Il futuro del mare

Saggi e narrazioni

Il futuro del mare

Oceani e inquinamento: l’imperativo è invertire la rotta.

 

«Il mare ha bisogno di aiuto». Nel titolo del capitolo VII di Oceano profondo sta la drammatica sintesi delle condizioni dell’ambiente marino. Che si tratti di un’invocazione quanto mai urgente e seria lo confermano i dati attuali e le proiezioni future.

La presenza e le attività dell’uomo esercitano sui mari pressioni non più sostenibili. La pesca, il trasporto marittimo, il turismo, l’estrazione di combustibili e fonti di energia (settore che Bill Streever conosce molto bene, dal momento che ha lavorato a lungo come subacqueo sulle piattaforme petrolifere) compromettono gli equilibri dell’ambiente marino e producono quantità inimmaginabili di rifiuti: metallo, cartone e soprattutto plastica.

Ogni anno, tra cinque e dodici milioni di tonnellate di plastica finiscono in mare. Gli oceani del mondo sono infestati da oltre 150 milioni di tonnellate, per metà composte da plastiche monouso, non riutilizzabili. Stime credibili attestano che nel 2050 il mare potrebbe ospitare più plastica che pesci. E se si parla di rifiuti in generale i numeri sono ancora più spaventosi: 730 tonnellate di rifiuti vengono riversate ogni giorno nel solo Mare Mediterraneo. I grandi mari regionali d’Europa hanno problemi di contaminazione su larga scala, in particolare il Baltico e il Mar Nero, inquinati per oltre il 90% della loro estensione.

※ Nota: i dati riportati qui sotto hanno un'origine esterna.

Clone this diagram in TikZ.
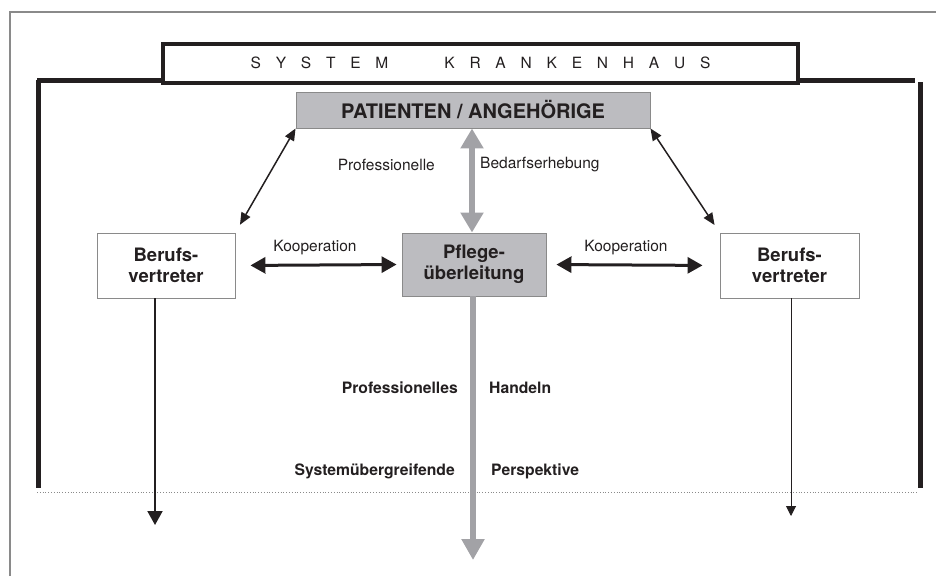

Molte delle interviste riportate da Streever nel libro affrontano il tema della protezione dell’ambiente marino. A concentrarsi sull’argomento è in particolare l’oceanografa Sylvia Earle, che «si occupava di questi temi ben prima che la plastica invadesse le spiagge e formasse delle isole galleggianti in mezzo agli oceani. E anche prima che i mari venissero “disboscati”, per usare le sue parole, dall’industria del pesce».

Dalla conversazione con Earle e con altri personaggi legati al mare Streever trae elementi utili a fare il punto sulla situazione dei mari. Lasciamo che sia lui a parlare.

«In questo momento storico, e dato che siamo esseri razionali, è impossibile trascorrere del tempo in mare senza vederne il degrado e senza inorridire. Gli ecosistemi sottomarini hanno riportato gravi ferite che in certi casi si sono rivelate mortali. Porre un freno all’aggressione degli uomini è quindi una priorità non differibile».

«E per aggressione intendo lo scarico in mare di megatoni di liquami inquinanti, pesticidi e fertilizzanti, sedimenti e plastica. Intendo farmaci che abbandonano l’organismo di chi li assume attraverso le urine, non vengono intercettati dagli impianti di depurazione e finiscono nei fiumi, che a loro volta sfociano nei mari. Intendo acque riscaldate da centrali elettriche e raffinerie. Intendo sversamento di petrolio, in piccole o grandi quantità, provocato da naufragi ed esplosioni di pozzi, ma anche dalle perdite delle sentine e dei motori fuoribordo delle imbarcazioni da diporto. Intendo le navi incagliate, le chiatte e persino le barche a vela che finiscono sugli scogli. Intendo il riscaldamento climatico e gli alti livelli di anidride carbonica che modificano il PH dell’acqua. Intendo le flotte di pescherecci che intenzionalmente, e con successo, catturano le specie bersaglio e nel contempo, senza volerlo ma con pari successo, trangugiano qualsiasi organismo si trovi nei paraggi che viene restituito al mare agonizzante o morto – la cosiddetta cattura accessoria».

E l’elenco va avanti nel libro, una sequenza di dissesti ambientali coordinati per anafora da quegli “intendo” inesorabili.

Che cosa ci sarebbe da fare è chiaro più o meno a tutti. Governi e istituzioni sono molto rigorosi, a parole, sull’imperativo di tutelare gli oceani, ma dalla teoria alla prassi il salto è molto netto e troppo spesso le norme che dovrebbero tutelare l’ambiente marino rimangono lettera morta. Verrebbe quasi da pensare che esista una strategia globale volta alla distruzione dei mari. Al contrario, osserva Streever: una strategia consapevole e scoperta non potrebbe mai essere tanto efficace. E ritorna poi alle parole di Sylvia Earle, quelle da cui siamo partiti: «Abbiamo bisogno del mare, e adesso il mare ha bisogno di noi».